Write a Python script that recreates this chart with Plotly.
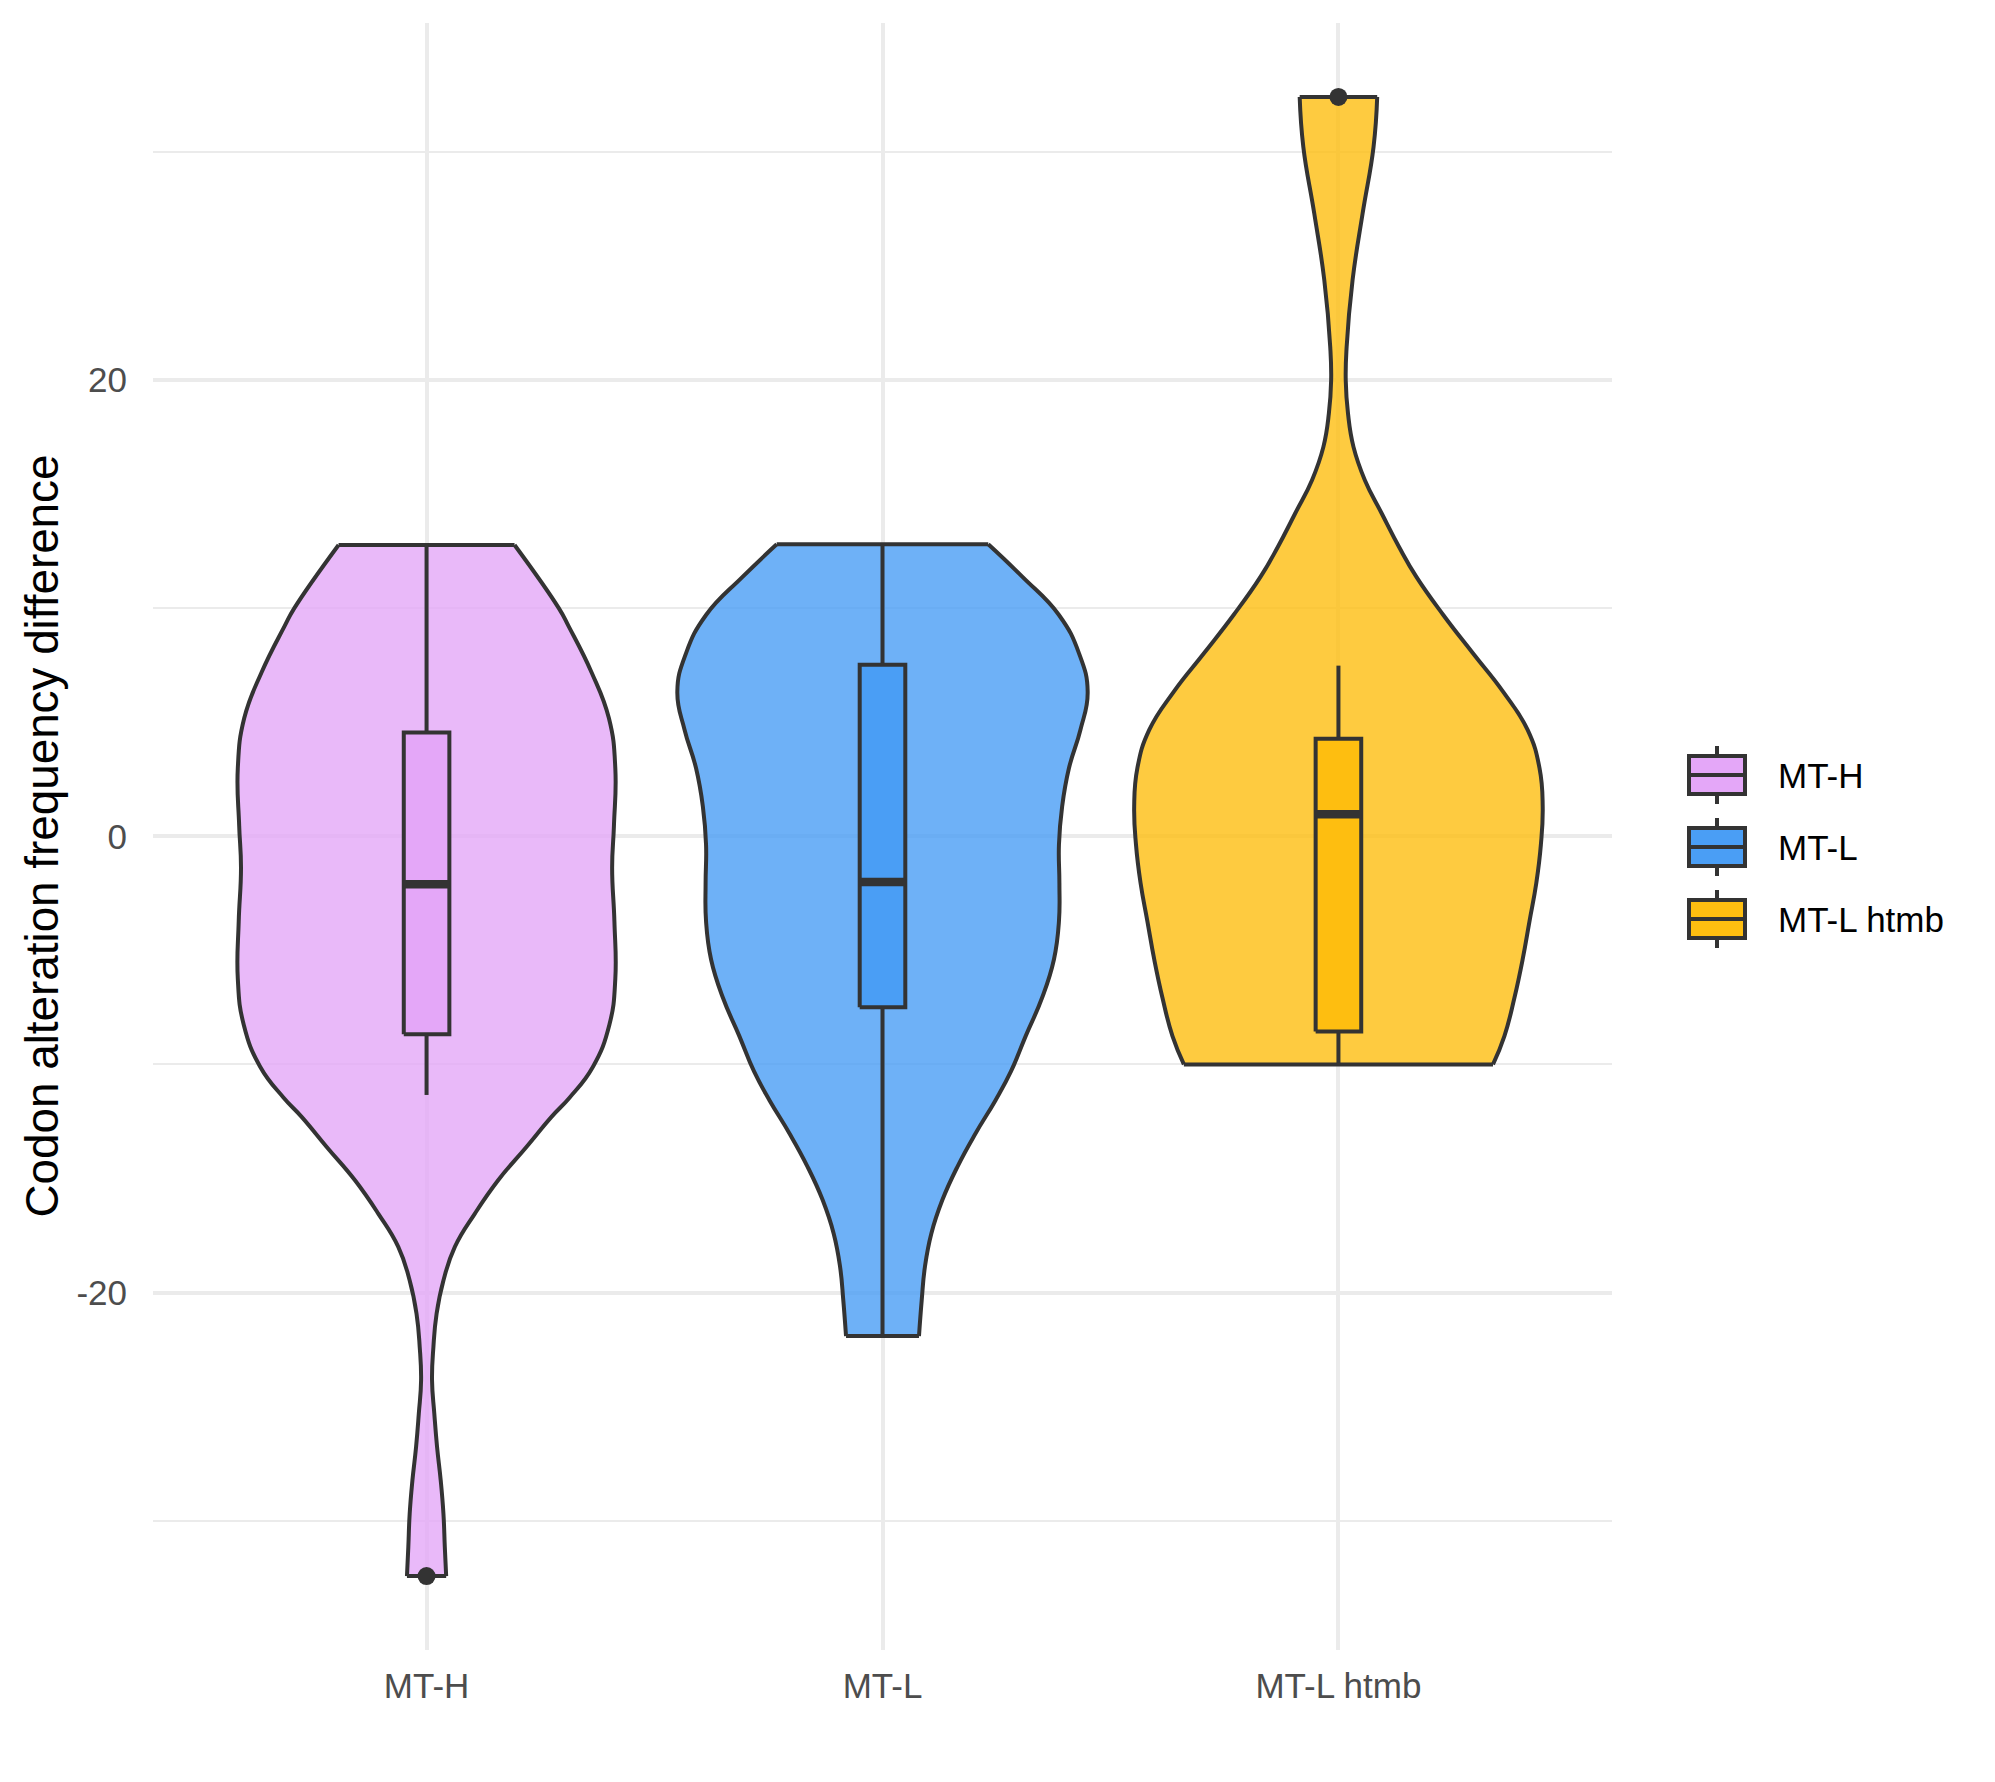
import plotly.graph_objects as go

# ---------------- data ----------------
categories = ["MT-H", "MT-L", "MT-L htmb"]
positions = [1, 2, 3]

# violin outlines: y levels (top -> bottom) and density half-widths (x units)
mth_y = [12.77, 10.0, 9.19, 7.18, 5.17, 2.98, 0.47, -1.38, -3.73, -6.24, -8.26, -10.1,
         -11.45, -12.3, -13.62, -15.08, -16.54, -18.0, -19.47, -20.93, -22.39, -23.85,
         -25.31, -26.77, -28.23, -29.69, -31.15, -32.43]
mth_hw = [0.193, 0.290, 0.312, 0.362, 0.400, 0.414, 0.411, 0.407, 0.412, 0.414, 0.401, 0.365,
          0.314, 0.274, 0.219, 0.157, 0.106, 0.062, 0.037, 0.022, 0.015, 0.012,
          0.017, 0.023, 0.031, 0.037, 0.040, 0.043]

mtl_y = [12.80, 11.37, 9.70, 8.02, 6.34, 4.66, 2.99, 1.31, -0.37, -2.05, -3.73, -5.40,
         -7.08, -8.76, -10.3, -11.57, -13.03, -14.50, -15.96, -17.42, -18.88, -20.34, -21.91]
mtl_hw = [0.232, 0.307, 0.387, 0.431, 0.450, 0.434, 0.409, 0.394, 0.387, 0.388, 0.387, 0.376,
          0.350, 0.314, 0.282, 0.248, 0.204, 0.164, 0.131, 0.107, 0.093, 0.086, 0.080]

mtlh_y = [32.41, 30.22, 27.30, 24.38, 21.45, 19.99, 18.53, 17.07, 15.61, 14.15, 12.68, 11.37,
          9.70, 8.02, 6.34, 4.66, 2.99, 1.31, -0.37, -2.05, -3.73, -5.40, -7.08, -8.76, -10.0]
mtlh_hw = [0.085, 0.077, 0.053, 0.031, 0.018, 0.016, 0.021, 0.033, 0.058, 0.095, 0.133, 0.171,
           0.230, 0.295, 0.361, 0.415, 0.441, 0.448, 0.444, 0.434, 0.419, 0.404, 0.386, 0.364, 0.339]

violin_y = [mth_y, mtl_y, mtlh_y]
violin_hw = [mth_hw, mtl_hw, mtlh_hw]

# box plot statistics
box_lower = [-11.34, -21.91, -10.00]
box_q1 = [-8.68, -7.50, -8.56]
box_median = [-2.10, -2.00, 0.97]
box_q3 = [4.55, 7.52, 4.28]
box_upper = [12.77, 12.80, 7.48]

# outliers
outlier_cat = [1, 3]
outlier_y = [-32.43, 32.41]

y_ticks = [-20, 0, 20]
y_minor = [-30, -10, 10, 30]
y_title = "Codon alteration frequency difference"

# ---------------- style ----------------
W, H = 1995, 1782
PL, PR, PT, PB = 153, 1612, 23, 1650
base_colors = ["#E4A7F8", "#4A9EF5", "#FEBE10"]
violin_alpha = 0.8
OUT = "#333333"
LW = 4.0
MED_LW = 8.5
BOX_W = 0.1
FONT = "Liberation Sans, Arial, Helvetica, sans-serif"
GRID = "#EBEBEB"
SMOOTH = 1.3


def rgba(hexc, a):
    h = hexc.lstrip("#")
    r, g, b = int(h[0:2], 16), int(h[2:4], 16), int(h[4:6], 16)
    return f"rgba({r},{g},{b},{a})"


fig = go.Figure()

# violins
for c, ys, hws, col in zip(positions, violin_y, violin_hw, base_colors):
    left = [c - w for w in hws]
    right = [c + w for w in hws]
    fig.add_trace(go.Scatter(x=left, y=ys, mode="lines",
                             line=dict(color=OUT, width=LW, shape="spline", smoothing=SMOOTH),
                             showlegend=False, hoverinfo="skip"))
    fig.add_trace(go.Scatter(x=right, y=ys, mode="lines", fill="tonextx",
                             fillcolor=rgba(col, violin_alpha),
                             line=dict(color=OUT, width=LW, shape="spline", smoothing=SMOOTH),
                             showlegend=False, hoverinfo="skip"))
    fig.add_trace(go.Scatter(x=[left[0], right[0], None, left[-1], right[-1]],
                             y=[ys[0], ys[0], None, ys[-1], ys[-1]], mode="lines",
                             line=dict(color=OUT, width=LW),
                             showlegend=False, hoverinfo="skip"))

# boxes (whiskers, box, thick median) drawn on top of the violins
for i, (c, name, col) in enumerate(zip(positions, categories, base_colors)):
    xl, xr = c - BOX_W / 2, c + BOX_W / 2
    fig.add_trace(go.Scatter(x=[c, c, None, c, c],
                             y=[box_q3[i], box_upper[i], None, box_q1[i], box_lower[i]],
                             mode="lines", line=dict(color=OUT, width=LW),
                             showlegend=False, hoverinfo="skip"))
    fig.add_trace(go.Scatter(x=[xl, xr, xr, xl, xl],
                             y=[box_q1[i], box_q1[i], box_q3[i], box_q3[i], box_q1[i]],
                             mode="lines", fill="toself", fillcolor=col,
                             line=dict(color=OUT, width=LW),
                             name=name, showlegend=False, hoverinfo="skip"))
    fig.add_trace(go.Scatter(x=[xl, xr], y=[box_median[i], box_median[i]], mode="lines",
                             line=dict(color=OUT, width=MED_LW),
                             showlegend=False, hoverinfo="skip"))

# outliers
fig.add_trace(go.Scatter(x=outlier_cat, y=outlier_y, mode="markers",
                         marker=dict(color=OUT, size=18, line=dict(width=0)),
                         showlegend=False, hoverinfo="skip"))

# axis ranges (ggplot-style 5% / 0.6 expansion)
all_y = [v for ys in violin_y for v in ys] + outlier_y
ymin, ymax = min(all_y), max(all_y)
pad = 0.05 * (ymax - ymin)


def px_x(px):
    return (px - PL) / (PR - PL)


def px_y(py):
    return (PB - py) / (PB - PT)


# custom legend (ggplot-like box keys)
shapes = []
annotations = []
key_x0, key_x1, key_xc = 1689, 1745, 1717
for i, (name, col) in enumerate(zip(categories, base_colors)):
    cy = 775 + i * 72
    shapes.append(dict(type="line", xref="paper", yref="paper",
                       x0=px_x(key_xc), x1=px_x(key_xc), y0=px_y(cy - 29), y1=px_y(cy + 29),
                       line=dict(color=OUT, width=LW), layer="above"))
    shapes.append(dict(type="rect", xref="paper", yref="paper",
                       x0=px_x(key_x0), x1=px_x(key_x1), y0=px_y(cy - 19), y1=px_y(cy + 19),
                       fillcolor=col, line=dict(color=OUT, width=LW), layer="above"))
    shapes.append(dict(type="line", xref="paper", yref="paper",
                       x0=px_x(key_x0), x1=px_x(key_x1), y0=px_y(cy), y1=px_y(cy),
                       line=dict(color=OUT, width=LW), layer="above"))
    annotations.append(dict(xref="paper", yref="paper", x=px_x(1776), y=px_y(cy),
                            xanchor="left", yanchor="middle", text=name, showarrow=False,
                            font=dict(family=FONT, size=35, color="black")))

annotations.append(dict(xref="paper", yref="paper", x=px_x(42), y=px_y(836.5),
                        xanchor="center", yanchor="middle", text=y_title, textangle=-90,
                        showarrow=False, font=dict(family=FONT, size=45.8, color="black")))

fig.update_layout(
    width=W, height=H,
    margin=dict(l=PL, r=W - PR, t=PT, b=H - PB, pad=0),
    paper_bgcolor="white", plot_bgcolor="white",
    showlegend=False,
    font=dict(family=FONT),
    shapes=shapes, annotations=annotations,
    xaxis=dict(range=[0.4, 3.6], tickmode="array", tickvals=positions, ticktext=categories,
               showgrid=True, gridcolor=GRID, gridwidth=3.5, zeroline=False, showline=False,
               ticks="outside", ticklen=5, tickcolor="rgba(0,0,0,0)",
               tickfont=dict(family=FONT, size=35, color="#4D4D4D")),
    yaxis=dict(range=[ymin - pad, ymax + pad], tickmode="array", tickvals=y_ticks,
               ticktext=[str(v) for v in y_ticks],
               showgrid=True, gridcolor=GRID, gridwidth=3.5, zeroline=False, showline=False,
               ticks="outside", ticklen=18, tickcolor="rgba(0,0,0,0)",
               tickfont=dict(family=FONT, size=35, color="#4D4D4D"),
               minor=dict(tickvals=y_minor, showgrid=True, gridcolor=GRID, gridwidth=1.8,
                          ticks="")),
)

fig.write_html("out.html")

__What you should do__: Pictures stay out. Print the data exactly, from its first line through the line containing "positions = [1, 2, 3]".

__Complete output__:
Write a Python script that recreates this chart with Plotly.
import plotly.graph_objects as go

# ---------------- data ----------------
categories = ["MT-H", "MT-L", "MT-L htmb"]
positions = [1, 2, 3]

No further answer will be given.